Monday, April 6, 2009

A bit of background on my SCA persona and my SCA interests

I've been involved in the SCA off and on for close to 20 years now (omg...has it REALLY been that long?). Originally, my interest was purely for socializing and playing 'dress-ups'. I shudder to think of my first garb, which I was so very proud of and now makes me CRINGE just thinking about it.

Made by hand in my dorm room, I used a McCalls pattern called 'Maid Marion'. The material was dark green poly-cotton, which had not been washed prior to sewing. While that is bad, the outfit itself is worse -- a straight skirt with elastic waistband and the equivalent of a green pirate shirt with a flounce around the neckline, which could be worn on or off the shoulder. In this get-up I trotted off to my first event feeling very stylish. Once I got there however, I saw that others wore clothing that did NOT look like a cheap Halloween costume, so I ended up spending the rest of the day hiding in my friends cloak to 'hide my shame'.

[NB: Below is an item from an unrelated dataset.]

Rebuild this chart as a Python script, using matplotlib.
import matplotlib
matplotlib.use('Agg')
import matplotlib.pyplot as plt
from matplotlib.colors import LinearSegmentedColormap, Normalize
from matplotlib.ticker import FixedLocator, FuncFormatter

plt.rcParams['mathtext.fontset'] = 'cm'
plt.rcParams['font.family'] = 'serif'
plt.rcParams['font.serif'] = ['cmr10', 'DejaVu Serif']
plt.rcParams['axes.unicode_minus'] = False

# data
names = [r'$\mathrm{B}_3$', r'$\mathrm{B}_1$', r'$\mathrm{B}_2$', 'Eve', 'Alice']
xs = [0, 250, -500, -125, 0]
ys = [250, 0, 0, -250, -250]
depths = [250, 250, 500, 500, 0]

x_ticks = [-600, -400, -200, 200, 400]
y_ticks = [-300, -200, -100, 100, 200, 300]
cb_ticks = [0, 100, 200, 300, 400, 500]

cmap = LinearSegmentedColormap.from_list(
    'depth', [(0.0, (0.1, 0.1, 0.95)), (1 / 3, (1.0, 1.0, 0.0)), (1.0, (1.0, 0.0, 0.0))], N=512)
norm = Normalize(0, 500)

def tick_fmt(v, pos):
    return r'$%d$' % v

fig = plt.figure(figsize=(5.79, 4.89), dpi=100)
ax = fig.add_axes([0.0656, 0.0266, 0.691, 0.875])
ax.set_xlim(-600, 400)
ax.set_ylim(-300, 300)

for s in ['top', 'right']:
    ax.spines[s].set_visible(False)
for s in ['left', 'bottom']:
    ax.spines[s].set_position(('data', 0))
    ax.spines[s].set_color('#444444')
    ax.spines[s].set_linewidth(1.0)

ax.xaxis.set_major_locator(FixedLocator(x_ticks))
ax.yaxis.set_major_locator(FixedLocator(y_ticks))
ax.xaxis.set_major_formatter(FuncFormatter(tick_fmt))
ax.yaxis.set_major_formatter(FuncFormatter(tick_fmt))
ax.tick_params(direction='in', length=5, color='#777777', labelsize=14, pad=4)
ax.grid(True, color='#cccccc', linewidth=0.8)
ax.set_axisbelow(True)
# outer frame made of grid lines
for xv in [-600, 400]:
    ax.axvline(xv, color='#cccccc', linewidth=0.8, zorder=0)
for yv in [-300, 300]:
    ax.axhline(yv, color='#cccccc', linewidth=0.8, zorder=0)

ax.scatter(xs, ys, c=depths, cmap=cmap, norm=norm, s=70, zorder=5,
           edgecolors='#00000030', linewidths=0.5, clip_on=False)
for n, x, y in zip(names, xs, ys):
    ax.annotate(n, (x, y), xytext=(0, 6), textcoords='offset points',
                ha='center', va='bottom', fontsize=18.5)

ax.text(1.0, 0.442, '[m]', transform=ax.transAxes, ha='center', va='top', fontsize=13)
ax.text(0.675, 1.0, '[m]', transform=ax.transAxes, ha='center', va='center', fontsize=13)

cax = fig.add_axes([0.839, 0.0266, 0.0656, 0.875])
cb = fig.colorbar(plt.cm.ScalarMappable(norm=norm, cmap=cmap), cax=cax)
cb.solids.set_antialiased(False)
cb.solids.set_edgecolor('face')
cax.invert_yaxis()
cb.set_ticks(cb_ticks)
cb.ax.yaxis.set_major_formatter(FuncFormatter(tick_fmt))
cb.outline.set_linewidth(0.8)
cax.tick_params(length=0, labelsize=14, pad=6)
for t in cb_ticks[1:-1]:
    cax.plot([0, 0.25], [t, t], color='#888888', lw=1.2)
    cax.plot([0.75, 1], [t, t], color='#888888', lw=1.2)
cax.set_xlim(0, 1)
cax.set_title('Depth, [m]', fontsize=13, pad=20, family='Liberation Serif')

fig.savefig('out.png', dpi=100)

Since then, my love of doing research (I have a PhD...call me a glutton for punishment) has extended to my SCA hobby. In Australia, my husband and I had the particular good fortune to fall into the Barony of St. Florian-de-la-Riviere, where we were encouraged to do research before creating our garb or developing a persona (long story - check out http://www.sca.org/ for more information). Under the careful tuteledge of Mistress Constanzia Moralez y Zamora, Raphael (my husband Ken) and I made some of our first researched and correctly made (and fitted!) garb. Finally we didn't have costumes, we had CLOTHING....who knew there was such a distinction?!


A bit about my persona

Initially I planned to have a celtic persona, but my love of research and accuracy won out. Sadly, there is very little concrete evidence regarding the clothing and lifestyle of the Irish or Scotts during my preferred time period (1480-1540). Given that Constanzia was so knowlegable about Spanish clothing and lifestyle, I opted to develop a Spanish persona.

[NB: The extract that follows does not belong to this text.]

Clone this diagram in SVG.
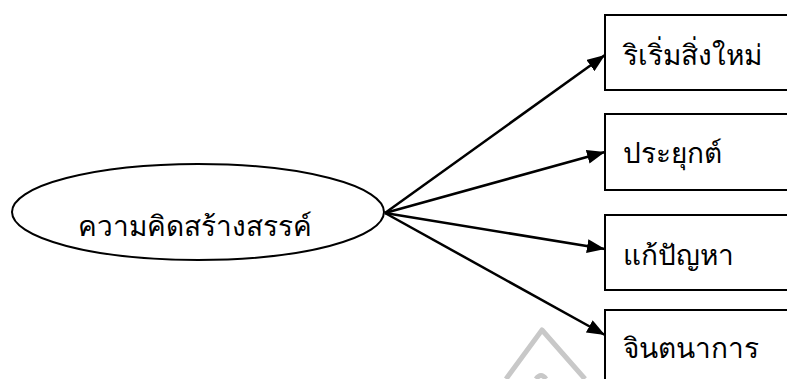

My current SCA name is Esperanza Sanchez de Calatrava. I don't have a fully fledged 'persona' story like some SCAdians do. I don't claim to be a 'noble', in fact most of my current garb is more 'workaday' wear -- simple costumes made of cotton drill and muslin (at the time I couldn't afford linen which would have been more period). For instance, the dress to the right is a light sage green drill, with a lined bodice (canvas and drill), a simple cotton chemise and tie on sleeves.

This has been my 'fancy' dress for several years now, as the neckline has some black gimp accented with pearl beads and the sleeves are lined in black linen with fancy pearl and goldtone button closures. As a basic dress it works, but there are accuracy issues that I want to correct. First, the bodice needs more appropriate boning. No, I'm not talking about using 'whalebone'. Rather I need to add more boning to avoid the unsightly 'wrinkle' just under the bust. The second change I intend to make, is to add more appropriate sleeves. Spanish sleeves never opened where I have the openings. I also plan to make a farthingale (a 16th century 'hoop skirt') to give my outfit the right structure.

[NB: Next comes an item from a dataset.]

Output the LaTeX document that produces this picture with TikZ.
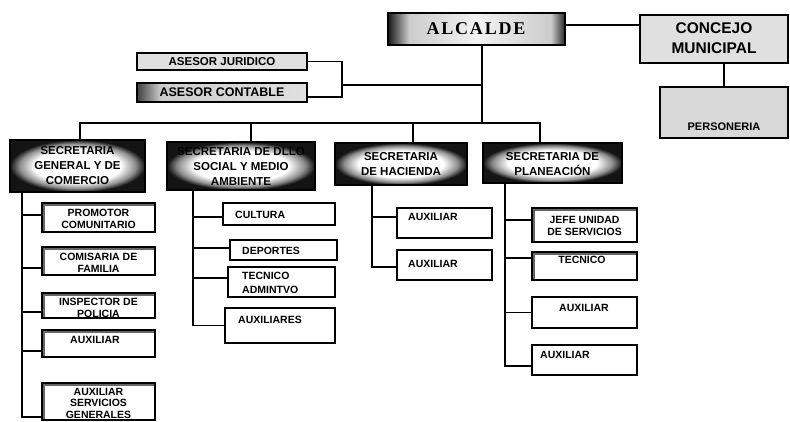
\documentclass[tikz,border=0pt]{standalone}
\usepackage{fontspec}
\setmainfont{Liberation Sans}
\newfontfamily\alcfont[LetterSpace=10]{Liberation Serif}
\pgfdeclareradialshading{secshade}{\pgfpoint{0bp}{0bp}}{color(0bp)=(white); color(16bp)=(white); color(21.5bp)=(black!45); color(25bp)=(black!92); color(50bp)=(black!92)}
\pgfdeclarehorizontalshading{alcshade}{100bp}{color(0bp)=(black!90); color(25bp)=(black!90); color(31bp)=(black!20); color(50bp)=(black!5); color(71bp)=(black!20); color(75bp)=(black!85); color(100bp)=(black!85)}
\pgfdeclarehorizontalshading{acshade}{100bp}{color(0bp)=(black!75); color(25bp)=(black!75); color(32bp)=(black!20); color(75bp)=(black!12); color(100bp)=(black!12)}
\newcommand{\obox}[6]{\node[#1, minimum width={(#4-#2)*1pt}, minimum height={(#5-#3)*1pt}] (#6) at ({(#2+#4)/2},{(#3+#5)/2}) {};}
\newcommand{\brn}[3]{\draw[conn] ([yshift=#3]#1.west) -- ([yshift=#3]#1.west -| #2);}
\begin{document}
\begin{tikzpicture}[x=1pt,y=-1pt,
  box/.style={draw=black, line width=1.4pt, inner sep=0pt, outer sep=0pt},
  sub/.style={box, fill=white},
  subd/.style={sub, path picture={\fill[black!60] (path picture bounding box.north west) rectangle ([yshift=-3pt]path picture bounding box.north east); \fill[black!60] (path picture bounding box.north west) rectangle ([xshift=3pt]path picture bounding box.south west);}},
  sec/.style={box, shade, shading=secshade},
  conn/.style={line width=1.1pt},
  lab/.style={inner sep=0pt, font=\bfseries\fontsize{10.5}{12}\selectfont, align=center},
  seclab/.style={lab, font=\bfseries\fontsize{11.5}{15}\selectfont}]
\useasboundingbox[fill=white] (0,0) rectangle (790,421);
% top
\obox{box, shade, shading=alcshade}{388}{13}{565}{45}{alc}
\obox{box, fill=black!12}{640}{15}{788}{63}{con}
\obox{box, fill=black!15}{660}{87}{788}{138}{per}
\obox{box, fill=black!12}{137}{53}{307}{70}{aj}
\obox{box, shade, shading=acshade}{137}{83}{307}{102}{ac}
% secretarias
\obox{sec}{10}{140}{145}{192}{sg}
\obox{sec}{167}{142}{315}{190}{sd}
\obox{sec}{335}{143}{467}{185}{sh}
\obox{sec}{483}{143}{622}{183}{sp}
% column 1
\obox{subd}{42}{203}{155}{232}{b11}
\obox{subd}{42}{247}{155}{275}{b12}
\obox{subd}{42}{293}{155}{318}{b13}
\obox{subd}{42}{330}{155}{357}{b14}
\obox{subd}{42}{383}{155}{420}{b15}
% column 2
\obox{sub}{223}{203}{335}{225}{b21}
\obox{sub}{230}{240}{337}{260}{b22}
\obox{sub}{228}{267}{335}{297}{b23}
\obox{sub}{225}{308}{335}{343}{b24}
% column 3
\obox{sub}{397}{208}{492}{238}{b31}
\obox{sub}{397}{250}{492}{280}{b32}
% column 4
\obox{subd}{532}{208}{637}{242}{b41}
\obox{subd}{532}{252}{637}{280}{b42}
\obox{sub}{532}{297}{637}{328}{b43}
\obox{sub}{532}{345}{637}{375}{b44}
% labels
\node[lab, font=\alcfont\bfseries\fontsize{18}{18}\selectfont] (alc-t) at (476,29) {ALCALDE};
\node[lab, font=\bfseries\fontsize{15.5}{20}\selectfont] (con-t) at (714,38) {CONCEJO\\MUNICIPAL};
\node[lab, font=\bfseries\fontsize{11}{12}\selectfont] (per-t) at (724,127) {PERSONERIA};
\node[lab, font=\bfseries\fontsize{11.5}{12}\selectfont] (aj-t) at (222,61.5) {ASESOR JURIDICO};
\node[lab, font=\bfseries\fontsize{12.5}{12}\selectfont] (ac-t) at (222,92.5) {ASESOR CONTABLE};
\node[seclab] (sg-t) at (77.5,166) {SECRETARIA\\GENERAL Y DE\\COMERCIO};
\node[seclab] (sd-t) at (241,166) {SECRETARIA DE DLLO\\SOCIAL Y MEDIO\\AMBIENTE};
\node[seclab] (sh-t) at (401,164) {SECRETARIA\\DE HACIENDA};
\node[seclab] (sp-t) at (552.5,164) {SECRETARIA DE\\PLANEACIÓN};
\node[lab] (b11-t) at (98.5,219) {PROMOTOR\\COMUNITARIO};
\node[lab] (b12-t) at (98.5,263) {COMISARIA DE\\FAMILIA};
\node[lab] (b13-t) at (98.5,308) {INSPECTOR DE\\POLICIA};
\node[lab] (b14-t) at (95,340) {AUXILIAR};
\node[lab, font=\bfseries\fontsize{10.5}{11.5}\selectfont] (b15-t) at (98.5,403) {AUXILIAR\\SERVICIOS\\GENERALES};
\node[lab, anchor=west] (b21-t) at (235,215) {CULTURA};
\node[lab, anchor=west] (b22-t) at (242,251) {DEPORTES};
\node[lab, anchor=west, align=left, font=\bfseries\fontsize{10.5}{14}\selectfont] (b23-t) at (242,283) {TECNICO\\ADMINTVO};
\node[lab, anchor=west] (b24-t) at (238,320) {AUXILIARES};
\node[lab, anchor=west] (b31-t) at (408,217) {AUXILIAR};
\node[lab, anchor=west] (b32-t) at (408,264) {AUXILIAR};
\node[lab] (b41-t) at (584.5,226) {JEFE UNIDAD\\DE SERVICIOS};
\node[lab] (b42-t) at (582,260) {TECNICO};
\node[lab] (b43-t) at (584,308) {AUXILIAR};
\node[lab] (b44-t) at (565,355) {AUXILIAR};
% connectors top
\draw[conn] ([yshift=4pt]alc.east) -- ([yshift=4pt]alc.east -| con.west);
\draw[conn] (per.north) -- (per.north |- con.south);
\coordinate (busj) at ([xshift=5.5pt]alc.south |- 0,123);
\draw[conn] ([xshift=5.5pt]alc.south) -- (busj);
\coordinate (asj) at (342,85);
\draw[conn] (aj.east) -| (asj) -- (asj -| busj);
\draw[conn] ([yshift=-4.5pt]ac.east) -| (asj);
\draw[conn] ([xshift=2.5pt]sg.north) |- (busj);
\draw[conn] ([xshift=-12.5pt]sp.north) |- (busj);
\draw[conn] ([xshift=10pt]sd.north) -- ([xshift=10pt]sd.north |- busj);
\draw[conn] ([xshift=12pt]sh.north) -- ([xshift=12pt]sh.north |- busj);
% column trunks
\coordinate (c1) at ([xshift=12pt]sg.south west);
\coordinate (c2) at ([xshift=26pt]sd.south west);
\coordinate (c3) at ([xshift=37pt]sh.south west);
\coordinate (c4) at ([xshift=22pt]sp.south west);
\draw[conn] (c1) |- ([yshift=-15.5pt]b15.west);
\brn{b11}{c1}{2.5pt}
\brn{b12}{c1}{-7pt}
\brn{b13}{c1}{-6.5pt}
\brn{b14}{c1}{-7.5pt}
\draw[conn] (c2) |- (b24.west);
\brn{b21}{c2}{-3pt}
\brn{b22}{c2}{2pt}
\brn{b23}{c2}{4pt}
\draw[conn] (c3) |- ([yshift=-2pt]b32.west);
\brn{b31}{c3}{6pt}
\draw[conn] (c4) |- ([yshift=-6pt]b44.west);
\brn{b41}{c4}{5pt}
\brn{b42}{c4}{8pt}
\brn{b43}{c4}{0pt}
\end{tikzpicture}
\end{document}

Since the time the picture above was taken, I have raised the waistline of the dress about 2 inches, as it was cutting me in half when I sat down. Having tried the dress out with the raised waistline, I'm not particularly impressed with the way it looks. I think the best bet is to keep the 'regular' waistline of the dresses, but create a long line, Elizabethan style corset, using somewhat flexible boning. As seen in some drawings/paintings of the time period, some of the dresses had a distinctly rounded, yet supported bodice (right: close up detail of a female listener from 'St. Felix Preaching', by Joan de Burgunya, 1520).

With this dress I plan to raise the hem approximately 4-6 inches and add a black (velveteen or linen) guard (vergarde) around the hem. With the material taken from the hem I plan to make some small cap, 'strip sleeves' with contrasting black trim like the sleeve shown in the picture to the right (picture a close-up of one of Mistress Constanzia's latest fashions).
Since I will be raising the skirt hem significantly, particularly as the farthingale will hold the skirt out further, I will clearly need to add something beneath it -- to show legs (even covered ankles and calves) would have been scandalous during the time period! To that end, I plan to make a new, colored underskirt/petticoat. I'm thinking of gold, with black pomegranate (apparently a symbol of Spain during the time period) or cinqefoils (a type of heraldic flower with 5 petals) appliqued around the hem.

While this is a great plan, it is a project for another day -- first things first, I need to FINALLY make myself the proper 'underpinnings' -- a farthingale and some form of corsetry.